MATERIAL SHOWN:
#####
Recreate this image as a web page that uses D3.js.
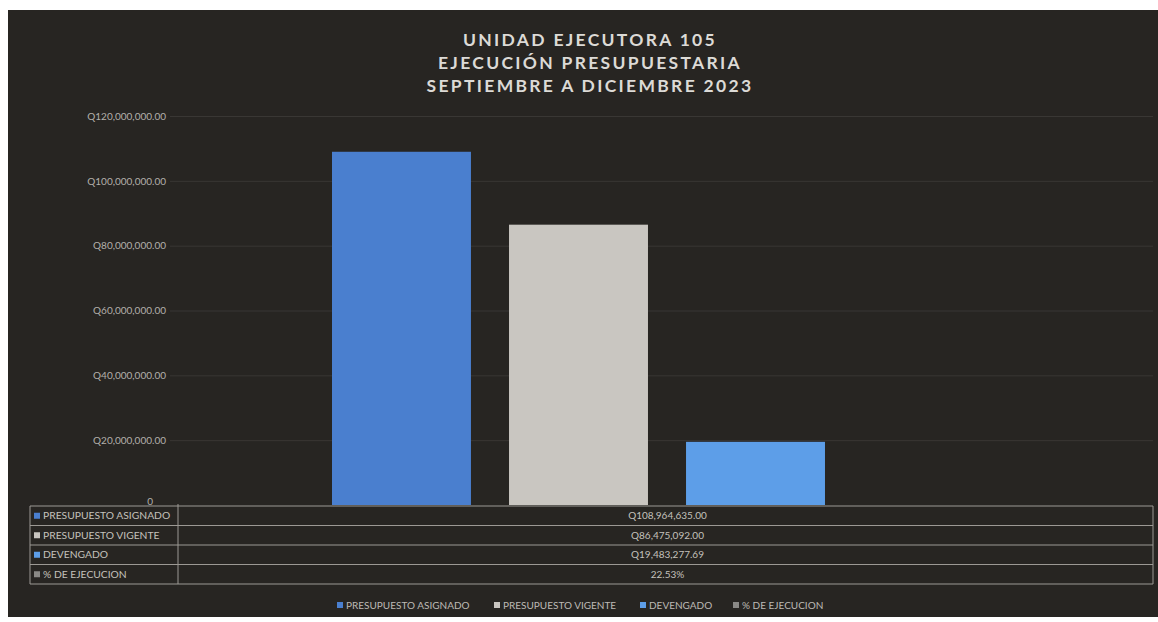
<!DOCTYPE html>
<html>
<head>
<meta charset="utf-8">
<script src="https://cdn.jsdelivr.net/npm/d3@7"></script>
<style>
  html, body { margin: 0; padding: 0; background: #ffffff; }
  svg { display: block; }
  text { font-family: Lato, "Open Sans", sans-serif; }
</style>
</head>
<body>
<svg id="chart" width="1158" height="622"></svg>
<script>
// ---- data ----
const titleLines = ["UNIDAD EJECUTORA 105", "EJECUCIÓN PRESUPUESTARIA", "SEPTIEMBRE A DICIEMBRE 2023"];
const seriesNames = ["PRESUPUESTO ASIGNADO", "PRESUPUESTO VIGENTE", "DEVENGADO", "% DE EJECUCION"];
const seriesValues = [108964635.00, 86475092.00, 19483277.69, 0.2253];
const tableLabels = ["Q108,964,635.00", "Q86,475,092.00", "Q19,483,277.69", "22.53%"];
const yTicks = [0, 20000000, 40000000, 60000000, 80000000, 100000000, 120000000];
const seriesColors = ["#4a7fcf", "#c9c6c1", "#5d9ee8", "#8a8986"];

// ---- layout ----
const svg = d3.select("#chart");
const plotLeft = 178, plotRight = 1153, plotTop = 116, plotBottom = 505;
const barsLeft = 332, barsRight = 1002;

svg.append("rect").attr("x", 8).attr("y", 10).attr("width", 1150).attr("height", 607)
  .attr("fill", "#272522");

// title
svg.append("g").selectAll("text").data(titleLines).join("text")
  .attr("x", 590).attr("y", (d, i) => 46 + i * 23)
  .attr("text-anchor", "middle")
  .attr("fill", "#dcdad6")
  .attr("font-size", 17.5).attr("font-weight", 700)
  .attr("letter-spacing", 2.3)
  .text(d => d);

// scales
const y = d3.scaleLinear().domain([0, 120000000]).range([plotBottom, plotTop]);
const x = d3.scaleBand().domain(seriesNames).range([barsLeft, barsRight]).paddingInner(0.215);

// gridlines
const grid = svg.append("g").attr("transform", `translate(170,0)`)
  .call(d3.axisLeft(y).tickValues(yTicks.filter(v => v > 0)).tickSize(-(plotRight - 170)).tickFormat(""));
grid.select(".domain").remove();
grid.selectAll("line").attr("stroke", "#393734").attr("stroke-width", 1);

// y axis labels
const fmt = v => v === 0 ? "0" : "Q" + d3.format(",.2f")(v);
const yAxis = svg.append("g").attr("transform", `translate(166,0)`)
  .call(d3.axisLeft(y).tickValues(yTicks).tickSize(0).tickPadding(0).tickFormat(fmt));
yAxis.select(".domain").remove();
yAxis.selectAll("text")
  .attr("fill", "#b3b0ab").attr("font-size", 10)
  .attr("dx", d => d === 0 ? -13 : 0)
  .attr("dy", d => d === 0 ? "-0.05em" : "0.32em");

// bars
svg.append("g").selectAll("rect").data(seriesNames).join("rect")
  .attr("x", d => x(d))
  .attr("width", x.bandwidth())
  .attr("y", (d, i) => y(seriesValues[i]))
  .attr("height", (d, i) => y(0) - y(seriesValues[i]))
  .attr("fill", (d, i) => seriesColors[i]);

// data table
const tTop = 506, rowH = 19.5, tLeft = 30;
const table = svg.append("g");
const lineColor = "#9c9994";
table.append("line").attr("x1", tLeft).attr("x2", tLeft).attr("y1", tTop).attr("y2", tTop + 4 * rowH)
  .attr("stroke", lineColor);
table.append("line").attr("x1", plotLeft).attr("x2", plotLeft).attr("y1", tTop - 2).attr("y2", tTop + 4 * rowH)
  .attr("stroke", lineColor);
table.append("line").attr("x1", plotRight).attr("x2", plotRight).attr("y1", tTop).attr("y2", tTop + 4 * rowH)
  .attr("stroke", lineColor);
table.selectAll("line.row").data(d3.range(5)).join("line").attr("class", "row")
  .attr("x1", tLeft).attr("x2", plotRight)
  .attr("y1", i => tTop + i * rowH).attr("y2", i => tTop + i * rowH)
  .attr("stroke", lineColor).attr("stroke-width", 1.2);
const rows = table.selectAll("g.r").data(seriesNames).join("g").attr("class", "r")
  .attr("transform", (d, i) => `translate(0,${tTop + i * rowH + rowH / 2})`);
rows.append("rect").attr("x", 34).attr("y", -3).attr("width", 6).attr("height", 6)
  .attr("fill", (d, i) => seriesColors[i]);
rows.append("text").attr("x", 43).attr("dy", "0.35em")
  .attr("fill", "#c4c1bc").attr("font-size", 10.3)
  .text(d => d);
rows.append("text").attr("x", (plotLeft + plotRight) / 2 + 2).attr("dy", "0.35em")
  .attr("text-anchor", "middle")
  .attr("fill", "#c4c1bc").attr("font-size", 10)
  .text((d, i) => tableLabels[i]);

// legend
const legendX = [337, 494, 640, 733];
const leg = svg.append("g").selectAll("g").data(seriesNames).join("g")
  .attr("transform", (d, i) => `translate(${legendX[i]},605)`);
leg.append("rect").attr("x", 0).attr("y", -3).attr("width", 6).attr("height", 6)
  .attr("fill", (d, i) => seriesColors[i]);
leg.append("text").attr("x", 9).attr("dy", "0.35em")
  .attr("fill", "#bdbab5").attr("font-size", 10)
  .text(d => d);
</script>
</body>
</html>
#####
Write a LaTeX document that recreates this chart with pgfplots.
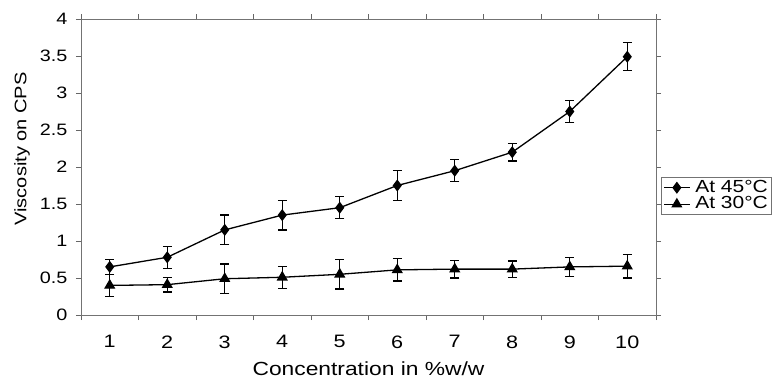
#####
WHAT IS NEEDED: Each line holding "that" must be found and copied.

ANSWER:
Recreate this image as a web page that uses D3.js.
Write a LaTeX document that recreates this chart with pgfplots.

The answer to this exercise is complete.